[Start of Provided records]

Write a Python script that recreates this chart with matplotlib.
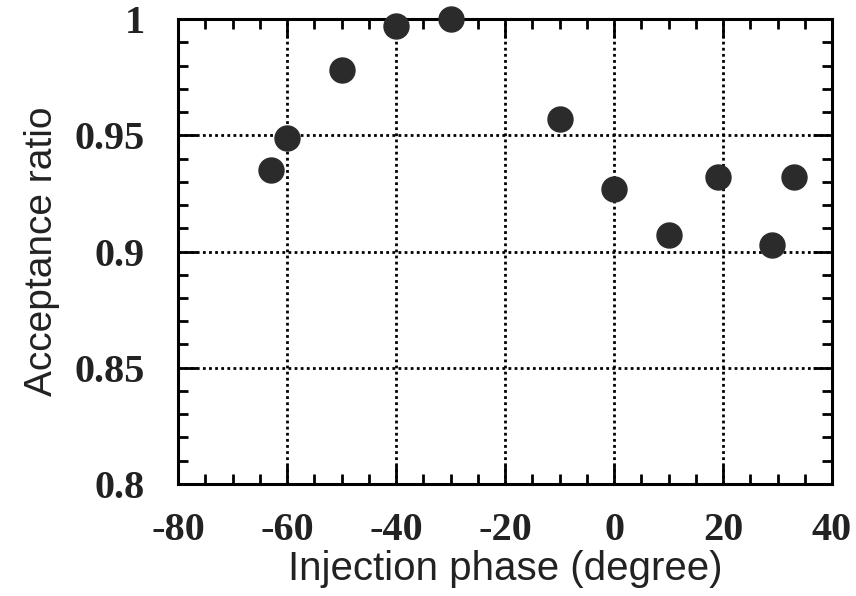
import numpy as np
import matplotlib.pyplot as plt
from matplotlib.ticker import MultipleLocator

plt.rcParams['axes.unicode_minus'] = False

# Data
phase = [-63, -60, -50, -40, -30, -10, 0, 10, 19, 29, 33]
acceptance = [0.935, 0.949, 0.978, 0.997, 1.0, 0.957, 0.927, 0.907, 0.932, 0.903, 0.932]

x_ticks = [-80, -60, -40, -20, 0, 20, 40]
y_ticks = [0.8, 0.85, 0.9, 0.95, 1.0]
y_tick_labels = ['0.8', '0.85', '0.9', '0.95', '1']

fig = plt.figure(figsize=(8.56, 5.96), dpi=100)
ax = fig.add_axes([0.208, 0.188, 0.764, 0.780])

ax.plot(phase, acceptance, 'o', color='#2b2b2b', markersize=18, clip_on=False, zorder=5)

ax.set_xlim(-80, 40)
ax.set_ylim(0.8, 1.0)
ax.set_xticks(x_ticks)
ax.set_yticks(y_ticks)
ax.set_yticklabels(y_tick_labels)
ax.xaxis.set_minor_locator(MultipleLocator(5))
ax.yaxis.set_minor_locator(MultipleLocator(0.01))

# ticks inside on all four sides
ax.tick_params(which='both', direction='in', top=True, right=True, width=2, color='black')
ax.tick_params(which='major', length=14)
ax.tick_params(axis='x', which='major', pad=20)
ax.tick_params(axis='y', which='major', pad=24)
ax.tick_params(which='minor', length=7)
for lab in ax.get_xticklabels() + ax.get_yticklabels():
    lab.set_fontfamily('Liberation Serif')
    lab.set_fontweight('bold')
    lab.set_fontsize(29)
    lab.set_color('#222222')

for sp in ax.spines.values():
    sp.set_linewidth(2.2)

ax.grid(True, which='major', linestyle=(0, (1, 1.2)), color='black', linewidth=2)

ax.set_xlabel('Injection phase (degree)', fontfamily='Liberation Sans', fontsize=29,
              color='#222222', labelpad=1)
ax.set_ylabel('Acceptance ratio', fontfamily='Liberation Sans', fontsize=28,
              color='#222222', labelpad=10)

fig.savefig('out.png', dpi=100)
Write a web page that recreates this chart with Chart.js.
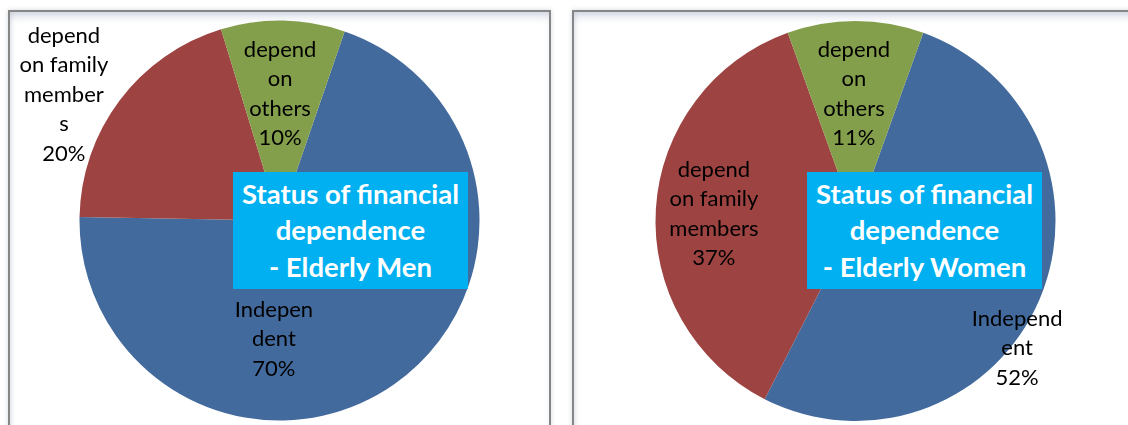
<!DOCTYPE html>
<html>
<head>
<meta charset="utf-8">
<script src="https://cdn.jsdelivr.net/npm/chart.js"></script>
<style>
  body { margin:0; width:1128px; height:425px; overflow:hidden; background:#fff; font-family:Lato, sans-serif; }
  .panel { position:absolute; top:10px; height:440px; border:2px solid #868686; box-sizing:border-box;
    box-shadow: inset 0 8px 9px -4px rgba(170,180,200,0.55), inset 4px 0 5px -3px rgba(170,180,200,0.4), 0 0 5px rgba(160,170,190,0.45); }
  #p1 { left:8px; width:543px; }
  #p2 { left:572px; width:600px; }
  canvas { position:absolute; top:0; }
  .ttl { position:absolute; top:172px; width:235px; height:117px; background:#00b0f0; color:#fff;
    font-weight:700; font-size:27.5px; line-height:36.5px; text-align:center; display:flex; align-items:center; justify-content:center; }
</style>
</head>
<body>
<div class="panel" id="p1"></div>
<div class="panel" id="p2"></div>
<div style="position:absolute;left:0;top:0;width:560px;height:425px"><canvas id="men"></canvas></div>
<div style="position:absolute;left:560px;top:0;width:568px;height:425px"><canvas id="women"></canvas></div>
<div class="ttl" style="left:233px">Status of financial<br>dependence<br>- Elderly Men</div>
<div class="ttl" style="left:807px">Status of financial<br>dependence<br>- Elderly Women</div>
<script>
const categories = ['Independent', 'depend on family members', 'depend on others'];
const menValues = [70, 20, 10];
const womenValues = [52, 37, 11];
const colors = ['#436a9d', '#9d4341', '#849f4b'];

// label text as Excel wrapped it
const menLabels = [['Indepen', 'dent', '70%'], ['depend', 'on family', 'member', 's', '20%'], ['depend', 'on', 'others', '10%']];
const womenLabels = [['Independ', 'ent', '52%'], ['depend', 'on family', 'members', '37%'], ['depend', 'on', 'others', '11%']];

// label centres, in radius units from the pie centre
const menLabelPos = [[-0.028, 0.593], [-1.078, -0.628], [0.003, -0.633]];
const womenLabelPos = [[0.808, 0.635], [-0.708, -0.035], [-0.008, -0.635]];

const sliceLabels = {
  id: 'sliceLabels',
  afterDatasetsDraw(chart, args, opts) {
    const ctx = chart.ctx;
    const arcs = chart.getDatasetMeta(0).data;
    ctx.save();
    ctx.font = '22px Lato';
    ctx.fillStyle = '#000';
    ctx.textAlign = 'center';
    ctx.textBaseline = 'middle';
    arcs.forEach((arc, i) => {
      const lines = opts.lines[i];
      const cx = arc.x + opts.pos[i][0] * arc.outerRadius;
      const cy = arc.y + opts.pos[i][1] * arc.outerRadius;
      const lh = 29.5;
      lines.forEach((t, j) => ctx.fillText(t, cx, cy + (j - (lines.length - 1) / 2) * lh));
    });
    ctx.restore();
  }
};

function makePie(id, values, rotation, lines, pos, padding) {
  new Chart(document.getElementById(id), {
    type: 'pie',
    data: { labels: categories, datasets: [{ data: values, backgroundColor: colors, borderWidth: 0 }] },
    options: {
      responsive: true,
      maintainAspectRatio: false,
      animation: false,
      rotation: rotation,
      layout: { padding: padding },
      plugins: {
        legend: { display: false },
        tooltip: { enabled: false },
        sliceLabels: { lines: lines, pos: pos }
      }
    },
    plugins: [sliceLabels]
  });
}

makePie('men', menValues, 19, menLabels, menLabelPos, { left: 79.5, right: 80.5, top: 20.5, bottom: 4.5 });
makePie('women', womenValues, 19.8, womenLabels, womenLabelPos, { left: 95.5, right: 72.5, top: 21, bottom: 4 });
</script>
</body>
</html>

[End of Provided records]

Exercise task: Repeat, word for word and with no pictures, only the lines running from the beginning of the data to the line that contains "plt.rcParams['axes.unicode_minus'] = False".

Answer to this problem:
Write a Python script that recreates this chart with matplotlib.
import numpy as np
import matplotlib.pyplot as plt
from matplotlib.ticker import MultipleLocator

plt.rcParams['axes.unicode_minus'] = False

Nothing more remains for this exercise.